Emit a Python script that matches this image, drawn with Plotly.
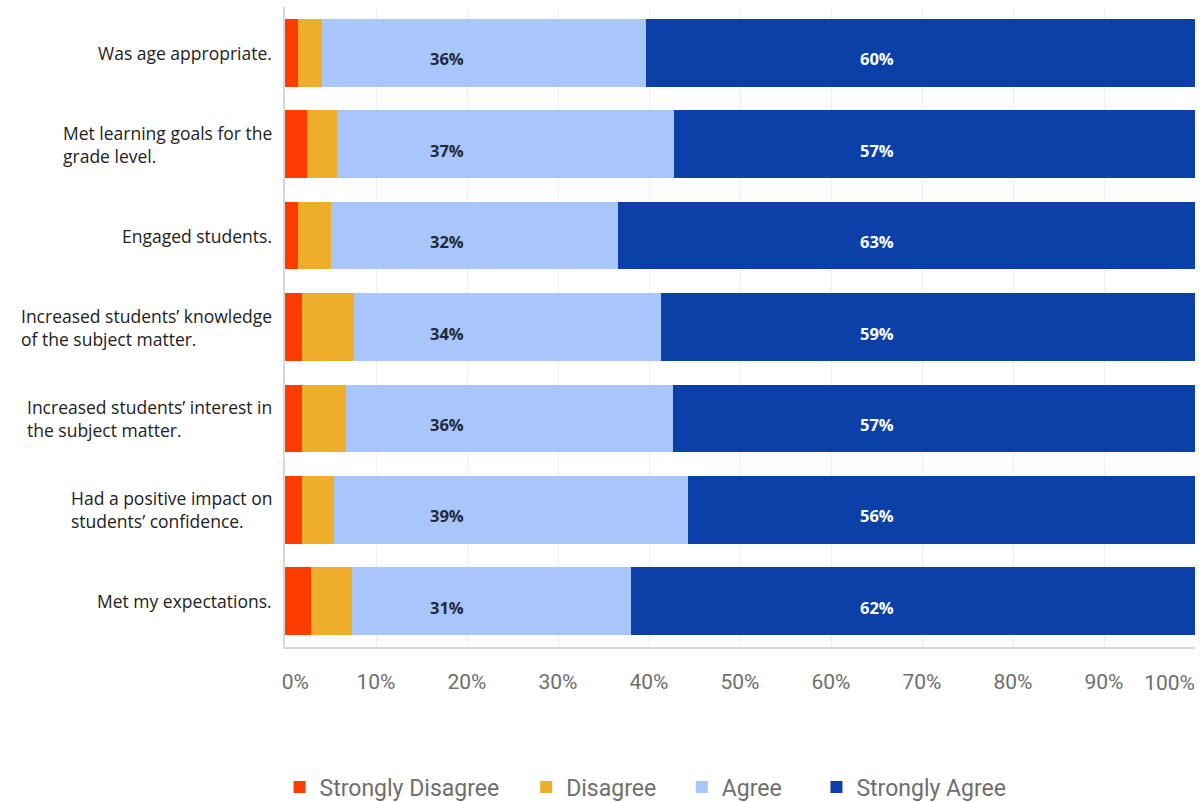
import plotly.graph_objects as go

categories = [
    "Was age appropriate.",
    "Met learning goals for the<br>grade level.",
    "Engaged students.",
    "Increased students\u2019 knowledge<br>of the subject matter.",
    "Increased students\u2019 interest in<br>the subject matter.",
    "Had a positive impact on<br>students\u2019 confidence.",
    "Met my expectations.",
]
strongly_disagree = [1.4, 2.4, 1.4, 1.9, 1.9, 1.9, 2.9]
disagree = [2.7, 3.3, 3.6, 5.7, 4.8, 3.5, 4.5]
agree = [35.6, 37.0, 31.6, 33.7, 35.9, 38.9, 30.6]
strongly_agree = [60.3, 57.3, 63.4, 58.7, 57.4, 55.7, 62.0]

series_names = ["Strongly Disagree", "Disagree", "Agree", "Strongly Agree"]
series_colors = ["#FF3C00", "#EFAD2C", "#A8C6F9", "#0A40A8"]
tick_values = [0, 10, 20, 30, 40, 50, 60, 70, 80, 90, 100]
tick_labels = ["0%", "10%", "20%", "30%", "40%", "50%", "60%", "70%", "80%", "90%", "100%"]

NB = "\u00a0"
main_ticks = list(tick_labels[:-1])
main_ticks[0] = NB * 4 + main_ticks[0]

legend_ids = ["legend", "legend2", "legend3", "legend4"]
legend_x = [-0.006, 0.265, 0.436, 0.584]

tick_font = dict(family="Roboto", size=21, color="#6E6E6E")

fig = go.Figure()
for name, vals, col, lid in zip(series_names,
                                [strongly_disagree, disagree, agree, strongly_agree],
                                series_colors, legend_ids):
    fig.add_trace(go.Bar(
        y=categories, x=vals, name=name, orientation="h",
        marker=dict(color=col, line=dict(width=0)),
        hoverinfo="x+name", legend=lid,
    ))

# empty helper trace so the overlaying axis (carrying the "100%" label) is drawn
fig.add_trace(go.Scatter(x=[], y=[], xaxis="x2", yaxis="y",
                         showlegend=False, hoverinfo="skip", mode="markers"))

annotations = []
for c in categories:
    annotations.append(dict(
        x=0, xref="paper", y=c, yref="y", xanchor="right", yanchor="middle",
        xshift=-11, align="left", showarrow=False, text=c,
        font=dict(family="Open Sans", size=17.5, color="#222222"),
    ))
for c, a, s in zip(categories, agree, strongly_agree):
    annotations.append(dict(
        x=17.8, xref="x", y=c, yref="y", showarrow=False, yshift=-6,
        text=f"<b>{round(a)}%</b>",
        font=dict(family="Open Sans", size=16.5, color="#1F2A3C"),
    ))
    annotations.append(dict(
        x=65.0, xref="x", y=c, yref="y", showarrow=False, yshift=-6,
        text=f"<b>{round(s)}%</b>",
        font=dict(family="Open Sans", size=16.5, color="#FFFFFF"),
    ))

layout_legends = {}
for lid, lx in zip(legend_ids, legend_x):
    layout_legends[lid] = dict(
        orientation="h", x=lx, xanchor="left", y=-0.2188, yanchor="middle",
        font=dict(family="Roboto", size=23, color="#6E6E6E"),
        bgcolor="rgba(0,0,0,0)",
    )

fig.update_layout(
    width=1200, height=802,
    margin=dict(l=285, r=5, t=7, b=155, pad=0, autoexpand=False),
    barmode="stack",
    bargap=0.26,
    plot_bgcolor="white",
    paper_bgcolor="white",
    annotations=annotations,
    xaxis=dict(
        range=[0, 100], tickvals=tick_values[:-1], ticktext=main_ticks,
        showgrid=True, gridcolor="#EEEEEE", gridwidth=1,
        showline=True, linecolor="#D8D8D8", linewidth=2,
        zeroline=False, ticks="", ticklabelstandoff=15,
        automargin=False, tickfont=tick_font, fixedrange=True,
    ),
    xaxis2=dict(
        overlaying="x", anchor="y", side="bottom",
        range=[0, 100], tickvals=tick_values[-1:], ticktext=tick_labels[-1:],
        ticklabelposition="outside left",
        showgrid=False, showline=False, zeroline=False, ticks="",
        ticklabelstandoff=21, automargin=False, tickfont=tick_font,
        fixedrange=True,
    ),
    yaxis=dict(
        autorange="reversed", showticklabels=False, automargin=False,
        showline=True, linecolor="#D8D8D8", linewidth=2,
        showgrid=False, ticks="", fixedrange=True,
    ),
    showlegend=True,
    **layout_legends,
)

fig.write_html("out.html")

* [Task to complete] Repeat the material above word for word, please, apart from its images.

* [Solution to the problem]
Emit a Python script that matches this image, drawn with Plotly.
import plotly.graph_objects as go

categories = [
    "Was age appropriate.",
    "Met learning goals for the<br>grade level.",
    "Engaged students.",
    "Increased students\u2019 knowledge<br>of the subject matter.",
    "Increased students\u2019 interest in<br>the subject matter.",
    "Had a positive impact on<br>students\u2019 confidence.",
    "Met my expectations.",
]
strongly_disagree = [1.4, 2.4, 1.4, 1.9, 1.9, 1.9, 2.9]
disagree = [2.7, 3.3, 3.6, 5.7, 4.8, 3.5, 4.5]
agree = [35.6, 37.0, 31.6, 33.7, 35.9, 38.9, 30.6]
strongly_agree = [60.3, 57.3, 63.4, 58.7, 57.4, 55.7, 62.0]

series_names = ["Strongly Disagree", "Disagree", "Agree", "Strongly Agree"]
series_colors = ["#FF3C00", "#EFAD2C", "#A8C6F9", "#0A40A8"]
tick_values = [0, 10, 20, 30, 40, 50, 60, 70, 80, 90, 100]
tick_labels = ["0%", "10%", "20%", "30%", "40%", "50%", "60%", "70%", "80%", "90%", "100%"]

NB = "\u00a0"
main_ticks = list(tick_labels[:-1])
main_ticks[0] = NB * 4 + main_ticks[0]

legend_ids = ["legend", "legend2", "legend3", "legend4"]
legend_x = [-0.006, 0.265, 0.436, 0.584]

tick_font = dict(family="Roboto", size=21, color="#6E6E6E")

fig = go.Figure()
for name, vals, col, lid in zip(series_names,
                                [strongly_disagree, disagree, agree, strongly_agree],
                                series_colors, legend_ids):
    fig.add_trace(go.Bar(
        y=categories, x=vals, name=name, orientation="h",
        marker=dict(color=col, line=dict(width=0)),
        hoverinfo="x+name", legend=lid,
    ))

# empty helper trace so the overlaying axis (carrying the "100%" label) is drawn
fig.add_trace(go.Scatter(x=[], y=[], xaxis="x2", yaxis="y",
                         showlegend=False, hoverinfo="skip", mode="markers"))

annotations = []
for c in categories:
    annotations.append(dict(
        x=0, xref="paper", y=c, yref="y", xanchor="right", yanchor="middle",
        xshift=-11, align="left", showarrow=False, text=c,
        font=dict(family="Open Sans", size=17.5, color="#222222"),
    ))
for c, a, s in zip(categories, agree, strongly_agree):
    annotations.append(dict(
        x=17.8, xref="x", y=c, yref="y", showarrow=False, yshift=-6,
        text=f"<b>{round(a)}%</b>",
        font=dict(family="Open Sans", size=16.5, color="#1F2A3C"),
    ))
    annotations.append(dict(
        x=65.0, xref="x", y=c, yref="y", showarrow=False, yshift=-6,
        text=f"<b>{round(s)}%</b>",
        font=dict(family="Open Sans", size=16.5, color="#FFFFFF"),
    ))

layout_legends = {}
for lid, lx in zip(legend_ids, legend_x):
    layout_legends[lid] = dict(
        orientation="h", x=lx, xanchor="left", y=-0.2188, yanchor="middle",
        font=dict(family="Roboto", size=23, color="#6E6E6E"),
        bgcolor="rgba(0,0,0,0)",
    )

fig.update_layout(
    width=1200, height=802,
    margin=dict(l=285, r=5, t=7, b=155, pad=0, autoexpand=False),
    barmode="stack",
    bargap=0.26,
    plot_bgcolor="white",
    paper_bgcolor="white",
    annotations=annotations,
    xaxis=dict(
        range=[0, 100], tickvals=tick_values[:-1], ticktext=main_ticks,
        showgrid=True, gridcolor="#EEEEEE", gridwidth=1,
        showline=True, linecolor="#D8D8D8", linewidth=2,
        zeroline=False, ticks="", ticklabelstandoff=15,
        automargin=False, tickfont=tick_font, fixedrange=True,
    ),
    xaxis2=dict(
        overlaying="x", anchor="y", side="bottom",
        range=[0, 100], tickvals=tick_values[-1:], ticktext=tick_labels[-1:],
        ticklabelposition="outside left",
        showgrid=False, showline=False, zeroline=False, ticks="",
        ticklabelstandoff=21, automargin=False, tickfont=tick_font,
        fixedrange=True,
    ),
    yaxis=dict(
        autorange="reversed", showticklabels=False, automargin=False,
        showline=True, linecolor="#D8D8D8", linewidth=2,
        showgrid=False, ticks="", fixedrange=True,
    ),
    showlegend=True,
    **layout_legends,
)

fig.write_html("out.html")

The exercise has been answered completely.